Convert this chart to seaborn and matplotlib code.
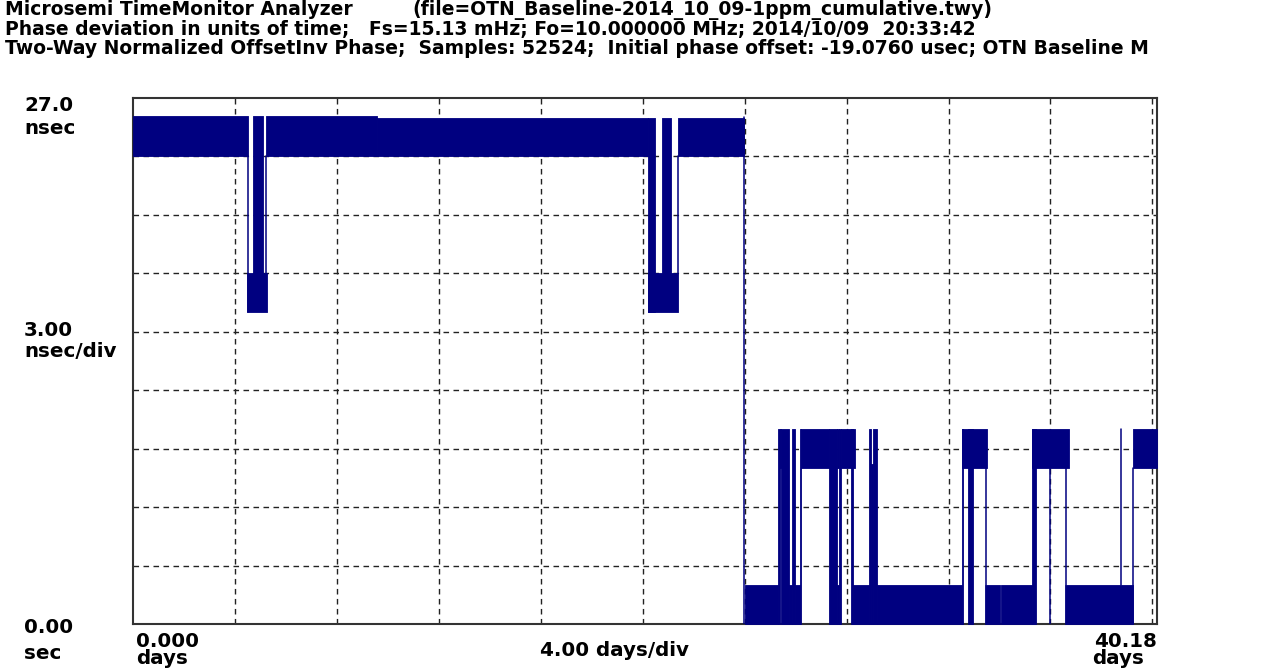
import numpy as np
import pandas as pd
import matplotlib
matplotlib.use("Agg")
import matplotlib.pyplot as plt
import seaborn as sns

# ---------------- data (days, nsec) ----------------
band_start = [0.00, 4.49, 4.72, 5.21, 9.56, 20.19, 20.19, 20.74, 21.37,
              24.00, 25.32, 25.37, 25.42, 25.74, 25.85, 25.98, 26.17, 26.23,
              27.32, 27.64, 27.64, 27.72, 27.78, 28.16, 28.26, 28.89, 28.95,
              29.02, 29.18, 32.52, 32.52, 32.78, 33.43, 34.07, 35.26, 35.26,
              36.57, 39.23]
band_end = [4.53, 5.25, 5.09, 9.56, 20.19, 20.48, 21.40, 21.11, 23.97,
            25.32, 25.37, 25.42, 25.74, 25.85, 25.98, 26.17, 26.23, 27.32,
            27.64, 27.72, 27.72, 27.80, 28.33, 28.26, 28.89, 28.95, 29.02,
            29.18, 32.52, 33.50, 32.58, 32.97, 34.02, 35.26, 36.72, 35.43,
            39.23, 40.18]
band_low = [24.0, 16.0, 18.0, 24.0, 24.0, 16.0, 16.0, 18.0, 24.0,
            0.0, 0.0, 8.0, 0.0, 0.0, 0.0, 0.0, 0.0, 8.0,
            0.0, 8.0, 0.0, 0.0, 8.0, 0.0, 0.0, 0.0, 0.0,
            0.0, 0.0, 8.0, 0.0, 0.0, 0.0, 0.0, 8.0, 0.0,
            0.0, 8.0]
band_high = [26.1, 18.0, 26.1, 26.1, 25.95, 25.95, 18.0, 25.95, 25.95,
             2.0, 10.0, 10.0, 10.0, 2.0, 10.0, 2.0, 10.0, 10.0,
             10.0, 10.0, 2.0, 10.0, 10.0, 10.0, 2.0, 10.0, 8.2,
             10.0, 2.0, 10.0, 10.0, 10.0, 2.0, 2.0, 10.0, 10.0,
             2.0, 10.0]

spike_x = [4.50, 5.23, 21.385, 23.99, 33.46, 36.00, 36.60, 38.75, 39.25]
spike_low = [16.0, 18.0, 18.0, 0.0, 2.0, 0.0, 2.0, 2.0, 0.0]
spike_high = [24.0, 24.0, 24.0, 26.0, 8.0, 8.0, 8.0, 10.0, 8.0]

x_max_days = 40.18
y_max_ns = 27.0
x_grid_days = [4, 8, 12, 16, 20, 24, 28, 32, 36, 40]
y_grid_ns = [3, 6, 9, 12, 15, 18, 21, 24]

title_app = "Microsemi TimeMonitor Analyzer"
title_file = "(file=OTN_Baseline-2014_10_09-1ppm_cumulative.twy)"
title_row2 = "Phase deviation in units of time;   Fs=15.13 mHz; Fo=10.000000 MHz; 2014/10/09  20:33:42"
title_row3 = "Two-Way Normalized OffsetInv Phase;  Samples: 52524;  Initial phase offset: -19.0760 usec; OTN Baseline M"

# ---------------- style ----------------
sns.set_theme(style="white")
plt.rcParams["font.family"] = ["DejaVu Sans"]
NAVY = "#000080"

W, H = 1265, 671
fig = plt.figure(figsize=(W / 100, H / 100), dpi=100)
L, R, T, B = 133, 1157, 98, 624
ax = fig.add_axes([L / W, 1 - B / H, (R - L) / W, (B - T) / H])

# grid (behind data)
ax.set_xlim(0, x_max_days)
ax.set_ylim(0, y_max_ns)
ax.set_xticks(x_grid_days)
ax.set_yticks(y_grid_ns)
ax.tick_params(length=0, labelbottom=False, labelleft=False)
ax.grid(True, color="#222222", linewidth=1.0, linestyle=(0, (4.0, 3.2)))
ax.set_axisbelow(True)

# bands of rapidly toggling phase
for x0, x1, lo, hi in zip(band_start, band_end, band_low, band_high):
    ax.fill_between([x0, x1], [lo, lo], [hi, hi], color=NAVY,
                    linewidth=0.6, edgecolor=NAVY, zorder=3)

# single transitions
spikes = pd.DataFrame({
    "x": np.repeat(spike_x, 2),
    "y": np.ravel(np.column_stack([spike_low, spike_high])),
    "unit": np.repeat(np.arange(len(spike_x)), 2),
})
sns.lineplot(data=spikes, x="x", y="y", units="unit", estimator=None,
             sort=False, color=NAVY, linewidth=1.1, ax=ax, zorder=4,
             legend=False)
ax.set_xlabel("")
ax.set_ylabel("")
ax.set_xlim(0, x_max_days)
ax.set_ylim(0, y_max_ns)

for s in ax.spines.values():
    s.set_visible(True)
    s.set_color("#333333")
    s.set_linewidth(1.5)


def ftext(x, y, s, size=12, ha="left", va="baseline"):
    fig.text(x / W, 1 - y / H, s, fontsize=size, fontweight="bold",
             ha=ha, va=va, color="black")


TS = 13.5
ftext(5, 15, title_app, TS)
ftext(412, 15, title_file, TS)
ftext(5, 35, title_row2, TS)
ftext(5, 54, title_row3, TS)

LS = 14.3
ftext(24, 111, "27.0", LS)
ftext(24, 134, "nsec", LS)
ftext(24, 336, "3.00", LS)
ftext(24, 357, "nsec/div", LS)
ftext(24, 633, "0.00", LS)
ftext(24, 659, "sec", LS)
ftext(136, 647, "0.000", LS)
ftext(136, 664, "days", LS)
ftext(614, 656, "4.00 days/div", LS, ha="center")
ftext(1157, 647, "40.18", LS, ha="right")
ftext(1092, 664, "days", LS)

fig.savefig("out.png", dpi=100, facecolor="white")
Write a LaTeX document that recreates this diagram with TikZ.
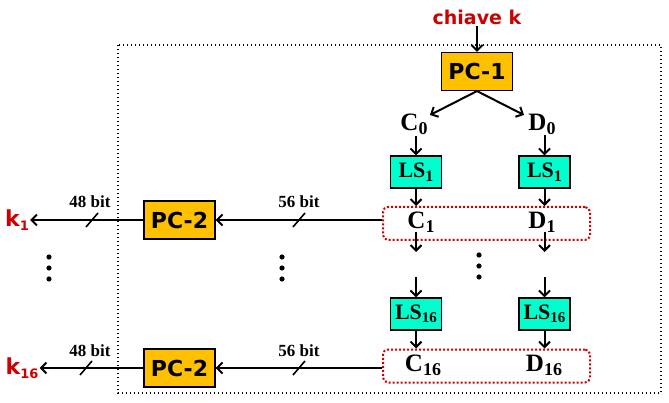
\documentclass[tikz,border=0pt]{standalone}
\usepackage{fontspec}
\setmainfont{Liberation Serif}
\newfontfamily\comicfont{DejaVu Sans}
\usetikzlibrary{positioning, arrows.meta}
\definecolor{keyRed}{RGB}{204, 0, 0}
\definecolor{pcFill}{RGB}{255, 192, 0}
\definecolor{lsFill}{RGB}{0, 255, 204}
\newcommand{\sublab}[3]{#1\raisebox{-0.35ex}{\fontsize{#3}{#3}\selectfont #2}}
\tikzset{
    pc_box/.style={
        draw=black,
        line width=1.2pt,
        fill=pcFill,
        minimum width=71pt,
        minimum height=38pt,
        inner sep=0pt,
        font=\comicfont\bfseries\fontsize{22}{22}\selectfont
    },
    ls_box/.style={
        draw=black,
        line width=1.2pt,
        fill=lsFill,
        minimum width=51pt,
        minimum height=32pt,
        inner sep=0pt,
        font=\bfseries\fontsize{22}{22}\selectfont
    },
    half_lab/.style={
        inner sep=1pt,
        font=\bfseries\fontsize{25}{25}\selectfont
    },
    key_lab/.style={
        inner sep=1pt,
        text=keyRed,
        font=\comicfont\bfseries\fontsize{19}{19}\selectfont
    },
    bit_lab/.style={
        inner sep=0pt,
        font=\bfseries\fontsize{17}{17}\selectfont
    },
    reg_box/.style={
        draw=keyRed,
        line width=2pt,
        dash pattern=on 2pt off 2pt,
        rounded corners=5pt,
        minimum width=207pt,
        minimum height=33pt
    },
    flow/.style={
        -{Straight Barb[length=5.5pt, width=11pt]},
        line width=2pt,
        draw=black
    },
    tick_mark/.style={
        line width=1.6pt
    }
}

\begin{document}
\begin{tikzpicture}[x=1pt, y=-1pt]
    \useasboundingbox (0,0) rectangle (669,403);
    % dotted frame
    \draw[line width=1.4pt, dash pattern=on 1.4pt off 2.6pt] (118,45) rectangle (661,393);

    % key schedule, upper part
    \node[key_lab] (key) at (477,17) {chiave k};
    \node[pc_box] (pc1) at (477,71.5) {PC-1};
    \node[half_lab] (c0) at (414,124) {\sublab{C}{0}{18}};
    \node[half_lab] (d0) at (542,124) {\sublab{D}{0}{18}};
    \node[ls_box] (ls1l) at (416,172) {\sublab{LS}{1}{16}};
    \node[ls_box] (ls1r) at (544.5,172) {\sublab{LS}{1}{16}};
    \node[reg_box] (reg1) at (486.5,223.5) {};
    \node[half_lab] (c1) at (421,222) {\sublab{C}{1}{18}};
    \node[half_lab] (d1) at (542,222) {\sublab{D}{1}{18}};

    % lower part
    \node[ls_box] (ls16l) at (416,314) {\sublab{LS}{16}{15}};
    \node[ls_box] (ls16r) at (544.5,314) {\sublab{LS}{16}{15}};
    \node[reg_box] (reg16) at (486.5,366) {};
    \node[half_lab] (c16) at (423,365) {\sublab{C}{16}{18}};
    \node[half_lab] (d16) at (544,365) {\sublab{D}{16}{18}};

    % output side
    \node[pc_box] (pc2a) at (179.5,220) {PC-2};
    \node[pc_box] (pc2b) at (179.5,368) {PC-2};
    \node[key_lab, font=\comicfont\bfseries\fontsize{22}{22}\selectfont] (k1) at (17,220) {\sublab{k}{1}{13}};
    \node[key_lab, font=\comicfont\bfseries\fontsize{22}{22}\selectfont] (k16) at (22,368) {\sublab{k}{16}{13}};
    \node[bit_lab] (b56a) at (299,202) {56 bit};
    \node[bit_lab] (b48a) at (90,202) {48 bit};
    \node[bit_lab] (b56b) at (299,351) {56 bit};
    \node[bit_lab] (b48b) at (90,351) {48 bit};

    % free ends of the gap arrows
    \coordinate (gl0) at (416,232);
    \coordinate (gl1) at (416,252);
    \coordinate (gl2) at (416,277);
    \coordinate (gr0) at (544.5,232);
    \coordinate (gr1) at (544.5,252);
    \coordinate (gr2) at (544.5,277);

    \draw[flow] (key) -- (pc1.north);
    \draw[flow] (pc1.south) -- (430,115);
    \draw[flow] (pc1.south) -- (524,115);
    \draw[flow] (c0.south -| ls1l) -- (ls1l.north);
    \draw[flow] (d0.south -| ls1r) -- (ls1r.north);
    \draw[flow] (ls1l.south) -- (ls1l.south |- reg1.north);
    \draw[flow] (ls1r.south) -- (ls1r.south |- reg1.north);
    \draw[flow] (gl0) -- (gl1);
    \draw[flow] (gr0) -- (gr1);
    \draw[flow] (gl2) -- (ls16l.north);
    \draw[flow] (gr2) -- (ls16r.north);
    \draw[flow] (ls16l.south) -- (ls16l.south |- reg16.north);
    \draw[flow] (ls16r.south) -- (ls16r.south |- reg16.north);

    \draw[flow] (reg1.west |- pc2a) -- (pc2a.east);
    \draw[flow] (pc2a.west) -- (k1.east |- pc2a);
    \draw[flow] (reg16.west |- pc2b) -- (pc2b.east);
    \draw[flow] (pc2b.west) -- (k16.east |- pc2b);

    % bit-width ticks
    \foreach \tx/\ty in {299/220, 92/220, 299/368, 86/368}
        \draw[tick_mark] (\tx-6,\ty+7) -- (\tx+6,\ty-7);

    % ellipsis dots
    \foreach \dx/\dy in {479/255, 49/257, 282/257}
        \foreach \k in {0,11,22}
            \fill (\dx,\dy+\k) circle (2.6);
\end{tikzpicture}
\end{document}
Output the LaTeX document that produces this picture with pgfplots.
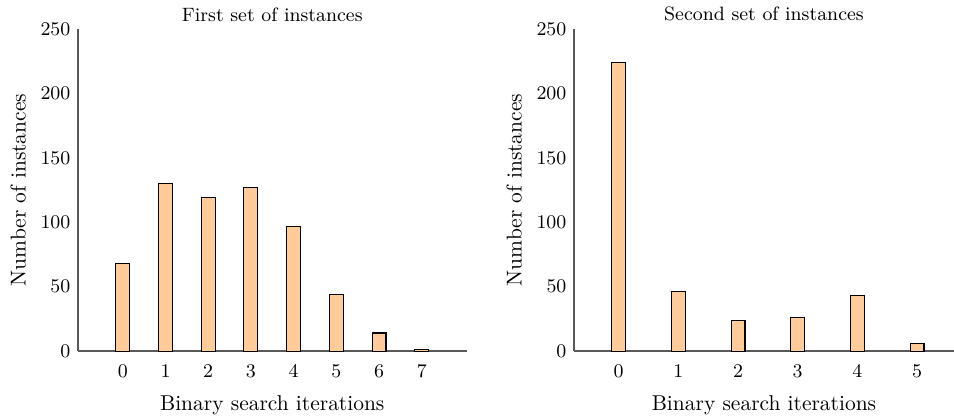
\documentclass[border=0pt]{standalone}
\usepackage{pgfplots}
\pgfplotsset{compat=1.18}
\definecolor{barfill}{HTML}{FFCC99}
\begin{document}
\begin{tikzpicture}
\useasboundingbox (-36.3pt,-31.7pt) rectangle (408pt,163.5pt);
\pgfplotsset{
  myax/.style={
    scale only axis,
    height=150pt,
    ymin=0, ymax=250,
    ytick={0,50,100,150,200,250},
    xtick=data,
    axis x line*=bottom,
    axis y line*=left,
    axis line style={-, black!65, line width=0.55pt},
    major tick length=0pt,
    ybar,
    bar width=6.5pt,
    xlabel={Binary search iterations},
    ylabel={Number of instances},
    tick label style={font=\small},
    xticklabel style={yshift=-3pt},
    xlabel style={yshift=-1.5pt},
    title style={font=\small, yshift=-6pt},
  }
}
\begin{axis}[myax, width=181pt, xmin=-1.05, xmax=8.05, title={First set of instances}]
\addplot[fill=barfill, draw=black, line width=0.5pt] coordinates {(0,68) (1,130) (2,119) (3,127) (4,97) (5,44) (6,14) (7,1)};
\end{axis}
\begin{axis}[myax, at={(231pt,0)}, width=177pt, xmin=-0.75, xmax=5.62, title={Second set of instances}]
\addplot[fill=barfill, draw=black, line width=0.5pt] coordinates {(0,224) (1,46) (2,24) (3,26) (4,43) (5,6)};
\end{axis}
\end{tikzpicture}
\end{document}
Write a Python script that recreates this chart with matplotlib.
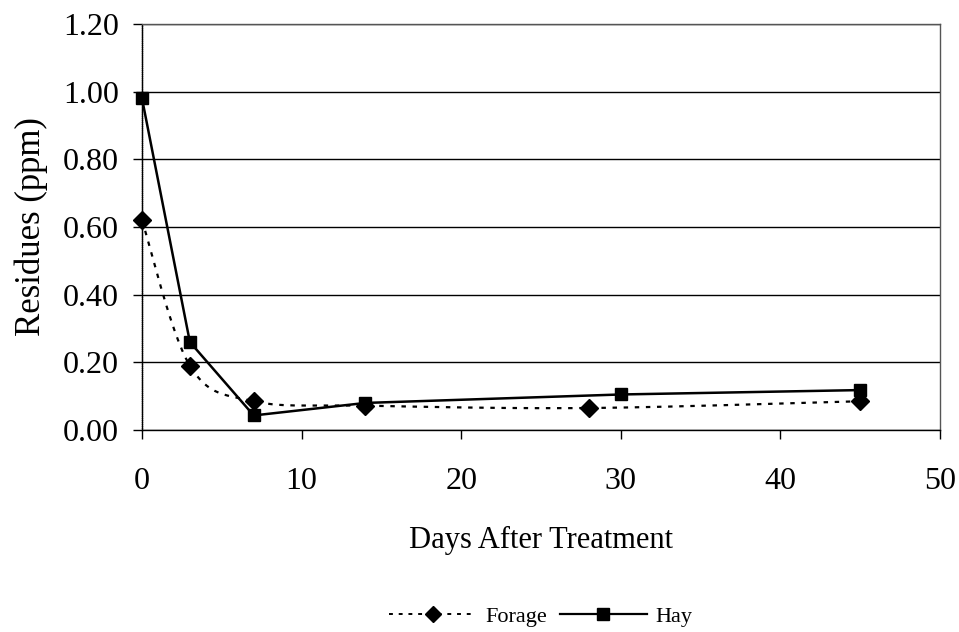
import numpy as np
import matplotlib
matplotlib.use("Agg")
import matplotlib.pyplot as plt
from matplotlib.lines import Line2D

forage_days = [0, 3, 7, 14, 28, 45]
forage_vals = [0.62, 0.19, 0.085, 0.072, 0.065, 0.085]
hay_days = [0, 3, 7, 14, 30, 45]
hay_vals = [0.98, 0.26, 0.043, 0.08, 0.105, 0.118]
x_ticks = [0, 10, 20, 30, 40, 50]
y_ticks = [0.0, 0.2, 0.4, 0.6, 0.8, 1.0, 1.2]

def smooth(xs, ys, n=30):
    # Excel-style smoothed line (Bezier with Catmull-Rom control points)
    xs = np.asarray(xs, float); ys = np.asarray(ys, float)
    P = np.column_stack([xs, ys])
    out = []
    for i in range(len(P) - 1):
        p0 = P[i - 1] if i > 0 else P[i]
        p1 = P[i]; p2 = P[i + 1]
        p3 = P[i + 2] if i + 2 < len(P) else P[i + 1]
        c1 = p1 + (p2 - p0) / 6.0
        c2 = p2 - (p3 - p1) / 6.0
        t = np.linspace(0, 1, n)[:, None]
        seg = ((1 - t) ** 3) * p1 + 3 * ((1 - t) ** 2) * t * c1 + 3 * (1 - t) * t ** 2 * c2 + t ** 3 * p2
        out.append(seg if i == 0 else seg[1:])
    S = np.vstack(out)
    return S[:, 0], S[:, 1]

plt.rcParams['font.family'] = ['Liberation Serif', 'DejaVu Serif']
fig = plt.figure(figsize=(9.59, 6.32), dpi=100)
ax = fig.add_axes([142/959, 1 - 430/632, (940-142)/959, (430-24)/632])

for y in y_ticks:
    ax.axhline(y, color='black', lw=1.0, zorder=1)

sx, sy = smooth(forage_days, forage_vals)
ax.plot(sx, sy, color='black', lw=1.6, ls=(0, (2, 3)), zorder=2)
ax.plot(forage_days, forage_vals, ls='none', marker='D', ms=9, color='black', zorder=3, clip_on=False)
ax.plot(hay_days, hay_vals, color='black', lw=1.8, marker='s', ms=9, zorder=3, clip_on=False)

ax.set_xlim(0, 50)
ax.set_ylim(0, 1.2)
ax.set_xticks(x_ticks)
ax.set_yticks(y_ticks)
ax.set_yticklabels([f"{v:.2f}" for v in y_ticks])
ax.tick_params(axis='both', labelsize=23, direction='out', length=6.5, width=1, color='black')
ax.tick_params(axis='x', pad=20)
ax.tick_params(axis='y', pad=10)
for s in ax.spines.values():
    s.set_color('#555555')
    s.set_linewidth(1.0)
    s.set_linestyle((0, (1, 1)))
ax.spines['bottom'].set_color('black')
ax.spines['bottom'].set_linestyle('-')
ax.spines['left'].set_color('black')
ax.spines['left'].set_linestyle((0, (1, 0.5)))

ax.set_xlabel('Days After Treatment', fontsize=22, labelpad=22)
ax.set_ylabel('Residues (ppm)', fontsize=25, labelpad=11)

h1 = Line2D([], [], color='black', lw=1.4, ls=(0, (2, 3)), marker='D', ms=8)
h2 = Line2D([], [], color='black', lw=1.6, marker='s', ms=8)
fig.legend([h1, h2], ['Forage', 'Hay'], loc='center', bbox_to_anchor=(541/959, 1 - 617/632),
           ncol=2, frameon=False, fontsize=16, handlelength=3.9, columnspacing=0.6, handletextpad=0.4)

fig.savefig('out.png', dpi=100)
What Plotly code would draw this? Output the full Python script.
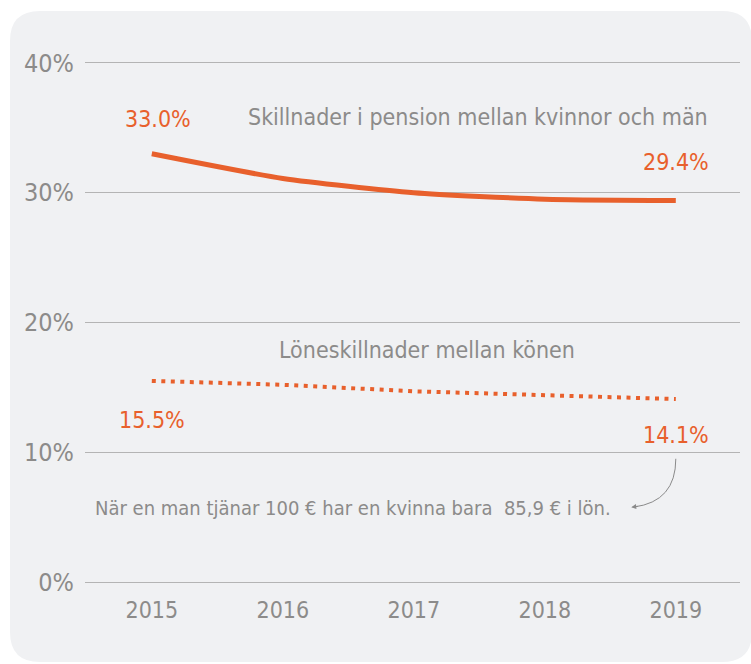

——

§ TASK INSTRUCTIONS
Take the material above from its first line through the line holding "Normalized OffsetInv Phase;" and set it down exactly, without the pictures.

§ TASK ANSWER
Convert this chart to seaborn and matplotlib code.
import numpy as np
import pandas as pd
import matplotlib
matplotlib.use("Agg")
import matplotlib.pyplot as plt
import seaborn as sns

# ---------------- data (days, nsec) ----------------
band_start = [0.00, 4.49, 4.72, 5.21, 9.56, 20.19, 20.19, 20.74, 21.37,
              24.00, 25.32, 25.37, 25.42, 25.74, 25.85, 25.98, 26.17, 26.23,
              27.32, 27.64, 27.64, 27.72, 27.78, 28.16, 28.26, 28.89, 28.95,
              29.02, 29.18, 32.52, 32.52, 32.78, 33.43, 34.07, 35.26, 35.26,
              36.57, 39.23]
band_end = [4.53, 5.25, 5.09, 9.56, 20.19, 20.48, 21.40, 21.11, 23.97,
            25.32, 25.37, 25.42, 25.74, 25.85, 25.98, 26.17, 26.23, 27.32,
            27.64, 27.72, 27.72, 27.80, 28.33, 28.26, 28.89, 28.95, 29.02,
            29.18, 32.52, 33.50, 32.58, 32.97, 34.02, 35.26, 36.72, 35.43,
            39.23, 40.18]
band_low = [24.0, 16.0, 18.0, 24.0, 24.0, 16.0, 16.0, 18.0, 24.0,
            0.0, 0.0, 8.0, 0.0, 0.0, 0.0, 0.0, 0.0, 8.0,
            0.0, 8.0, 0.0, 0.0, 8.0, 0.0, 0.0, 0.0, 0.0,
            0.0, 0.0, 8.0, 0.0, 0.0, 0.0, 0.0, 8.0, 0.0,
            0.0, 8.0]
band_high = [26.1, 18.0, 26.1, 26.1, 25.95, 25.95, 18.0, 25.95, 25.95,
             2.0, 10.0, 10.0, 10.0, 2.0, 10.0, 2.0, 10.0, 10.0,
             10.0, 10.0, 2.0, 10.0, 10.0, 10.0, 2.0, 10.0, 8.2,
             10.0, 2.0, 10.0, 10.0, 10.0, 2.0, 2.0, 10.0, 10.0,
             2.0, 10.0]

spike_x = [4.50, 5.23, 21.385, 23.99, 33.46, 36.00, 36.60, 38.75, 39.25]
spike_low = [16.0, 18.0, 18.0, 0.0, 2.0, 0.0, 2.0, 2.0, 0.0]
spike_high = [24.0, 24.0, 24.0, 26.0, 8.0, 8.0, 8.0, 10.0, 8.0]

x_max_days = 40.18
y_max_ns = 27.0
x_grid_days = [4, 8, 12, 16, 20, 24, 28, 32, 36, 40]
y_grid_ns = [3, 6, 9, 12, 15, 18, 21, 24]

title_app = "Microsemi TimeMonitor Analyzer"
title_file = "(file=OTN_Baseline-2014_10_09-1ppm_cumulative.twy)"
title_row2 = "Phase deviation in units of time;   Fs=15.13 mHz; Fo=10.000000 MHz; 2014/10/09  20:33:42"
title_row3 = "Two-Way Normalized OffsetInv Phase;  Samples: 52524;  Initial phase offset: -19.0760 usec; OTN Baseline M"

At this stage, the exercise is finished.